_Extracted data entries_
----------------------------------------

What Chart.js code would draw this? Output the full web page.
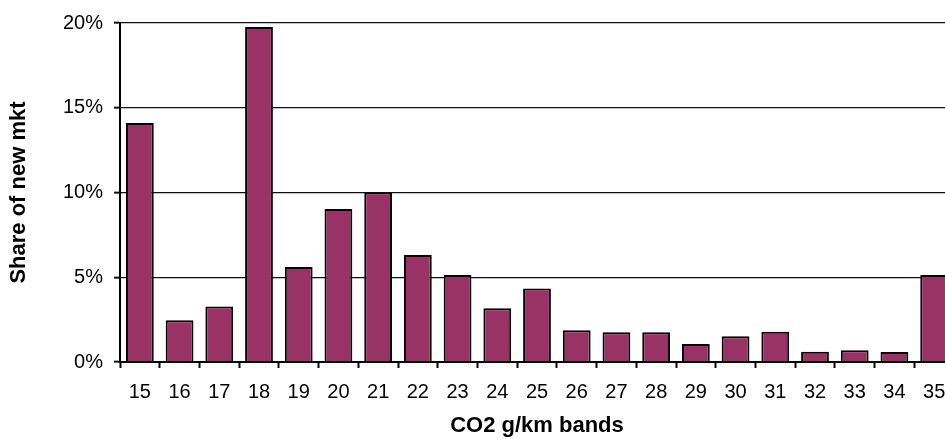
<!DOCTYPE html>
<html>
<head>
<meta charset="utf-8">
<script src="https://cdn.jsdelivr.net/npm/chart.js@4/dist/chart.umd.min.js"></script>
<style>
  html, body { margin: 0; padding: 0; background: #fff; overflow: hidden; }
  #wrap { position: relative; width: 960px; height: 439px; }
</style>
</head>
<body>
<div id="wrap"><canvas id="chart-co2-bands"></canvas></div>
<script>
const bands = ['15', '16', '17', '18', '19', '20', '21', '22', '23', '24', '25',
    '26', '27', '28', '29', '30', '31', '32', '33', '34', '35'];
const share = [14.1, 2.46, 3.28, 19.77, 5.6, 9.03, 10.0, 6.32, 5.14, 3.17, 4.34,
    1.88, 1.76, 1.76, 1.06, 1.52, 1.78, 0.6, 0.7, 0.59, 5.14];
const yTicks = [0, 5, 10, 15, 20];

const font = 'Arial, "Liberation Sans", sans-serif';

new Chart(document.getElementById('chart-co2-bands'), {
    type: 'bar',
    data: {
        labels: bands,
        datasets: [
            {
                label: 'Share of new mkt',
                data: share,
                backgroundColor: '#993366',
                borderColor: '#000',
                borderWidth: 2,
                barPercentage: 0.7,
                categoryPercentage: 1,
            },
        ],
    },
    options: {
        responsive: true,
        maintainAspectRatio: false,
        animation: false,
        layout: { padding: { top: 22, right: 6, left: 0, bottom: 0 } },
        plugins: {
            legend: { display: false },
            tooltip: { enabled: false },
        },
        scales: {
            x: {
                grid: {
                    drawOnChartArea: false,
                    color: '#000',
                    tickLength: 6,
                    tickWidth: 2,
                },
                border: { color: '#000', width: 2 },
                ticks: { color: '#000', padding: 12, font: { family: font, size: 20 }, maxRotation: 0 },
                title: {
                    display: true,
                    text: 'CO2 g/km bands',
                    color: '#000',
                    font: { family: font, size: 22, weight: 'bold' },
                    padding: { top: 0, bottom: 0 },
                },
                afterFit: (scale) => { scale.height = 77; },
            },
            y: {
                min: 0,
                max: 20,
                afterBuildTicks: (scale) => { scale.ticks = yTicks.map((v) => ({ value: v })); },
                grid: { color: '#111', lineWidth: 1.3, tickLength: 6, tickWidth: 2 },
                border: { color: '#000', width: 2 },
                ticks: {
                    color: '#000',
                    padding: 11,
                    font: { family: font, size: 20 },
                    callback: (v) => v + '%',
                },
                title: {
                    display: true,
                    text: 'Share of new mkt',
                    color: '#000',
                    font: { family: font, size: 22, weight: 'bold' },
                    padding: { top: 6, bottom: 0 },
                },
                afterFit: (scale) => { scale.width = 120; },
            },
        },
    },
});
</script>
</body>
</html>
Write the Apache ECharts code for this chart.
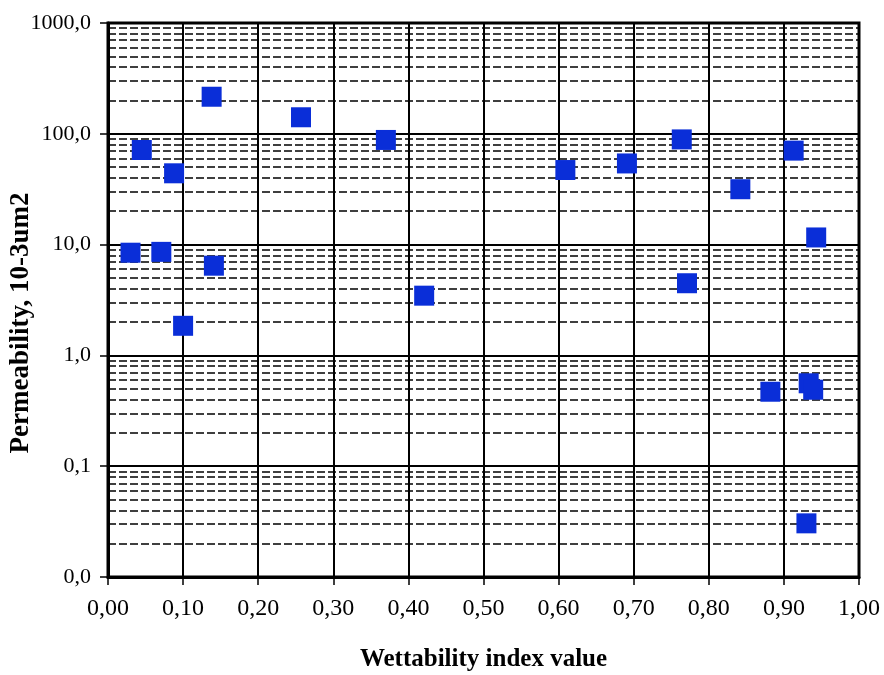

----------------------------------------

_EXERCISE DETAILS_
Repeat the data exactly, excluding the pictures.

_RESPONSE_
What Chart.js code would draw this? Output the full web page.
<!DOCTYPE html>
<html>
<head>
<meta charset="utf-8">
<script src="https://cdn.jsdelivr.net/npm/chart.js@4/dist/chart.umd.min.js"></script>
<style>
  html, body { margin: 0; padding: 0; background: #fff; overflow: hidden; }
  #wrap { position: relative; width: 960px; height: 439px; }
</style>
</head>
<body>
<div id="wrap"><canvas id="chart-co2-bands"></canvas></div>
<script>
const bands = ['15', '16', '17', '18', '19', '20', '21', '22', '23', '24', '25',
    '26', '27', '28', '29', '30', '31', '32', '33', '34', '35'];
const share = [14.1, 2.46, 3.28, 19.77, 5.6, 9.03, 10.0, 6.32, 5.14, 3.17, 4.34,
    1.88, 1.76, 1.76, 1.06, 1.52, 1.78, 0.6, 0.7, 0.59, 5.14];
const yTicks = [0, 5, 10, 15, 20];

const font = 'Arial, "Liberation Sans", sans-serif';

new Chart(document.getElementById('chart-co2-bands'), {
    type: 'bar',
    data: {
        labels: bands,
        datasets: [
            {
                label: 'Share of new mkt',
                data: share,
                backgroundColor: '#993366',
                borderColor: '#000',
                borderWidth: 2,
                barPercentage: 0.7,
                categoryPercentage: 1,
            },
        ],
    },
    options: {
        responsive: true,
        maintainAspectRatio: false,
        animation: false,
        layout: { padding: { top: 22, right: 6, left: 0, bottom: 0 } },
        plugins: {
            legend: { display: false },
            tooltip: { enabled: false },
        },
        scales: {
            x: {
                grid: {
                    drawOnChartArea: false,
                    color: '#000',
                    tickLength: 6,
                    tickWidth: 2,
                },
                border: { color: '#000', width: 2 },
                ticks: { color: '#000', padding: 12, font: { family: font, size: 20 }, maxRotation: 0 },
                title: {
                    display: true,
                    text: 'CO2 g/km bands',
                    color: '#000',
                    font: { family: font, size: 22, weight: 'bold' },
                    padding: { top: 0, bottom: 0 },
                },
                afterFit: (scale) => { scale.height = 77; },
            },
            y: {
                min: 0,
                max: 20,
                afterBuildTicks: (scale) => { scale.ticks = yTicks.map((v) => ({ value: v })); },
                grid: { color: '#111', lineWidth: 1.3, tickLength: 6, tickWidth: 2 },
                border: { color: '#000', width: 2 },
                ticks: {
                    color: '#000',
                    padding: 11,
                    font: { family: font, size: 20 },
                    callback: (v) => v + '%',
                },
                title: {
                    display: true,
                    text: 'Share of new mkt',
                    color: '#000',
                    font: { family: font, size: 22, weight: 'bold' },
                    padding: { top: 6, bottom: 0 },
                },
                afterFit: (scale) => { scale.width = 120; },
            },
        },
    },
});
</script>
</body>
</html>
Write the Apache ECharts code for this chart.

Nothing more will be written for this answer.